The Times reports CBS and Warner Bros. have long urged the actor to get help for his addictions, but have had little power in that arena because Sheen does not have a moral clause in his contract.
“There is a long history here,” one senior executive told the Times.
But his behavior is tolerated because, as one agent says, “He’s money. He makes the cash register ring.”
One insider described Sheen this way: “He does show up [to work]. He might be out until 5 a.m., but he always showed up on call at 7.”
An unnamed senior executive at CBS tells the Times there had been tension between Sheen and Two and a Half Men co-creator Chuck Lorre long before Sheen made controversial statements on a radio show about Lorre last month. (As a result, the remainder of the season has been canceled.)
“There had been stress for quite awhile between Charlie and Chuck,” the senior executive said. “The attacks on A.A. were code for Chuck.” (Lorre declined requests for comment to the Times.)
Black Swan producer Mike Medavoy downplayed Sheen’s recent erratic behavior.
“I saw him a week ago.
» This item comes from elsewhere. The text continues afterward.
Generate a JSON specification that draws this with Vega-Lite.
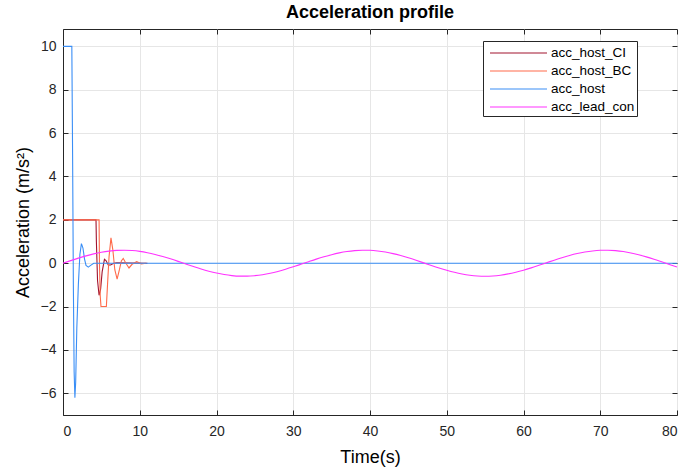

He was calm and funny, as usual — it’s always like he wants to be the class clown,” said Medavoy, who, according to the Wall Street Journal, is selling his multimillion dollar home to the actor.
Medavoy defended Sheen as a “consummate professional” on set.
“Once the media gets hold of a story, it becomes a decision for the people to figure out whether he’s really crazy,” Medavoy said. “The truth of the matter is, he could be crazy like a fox.”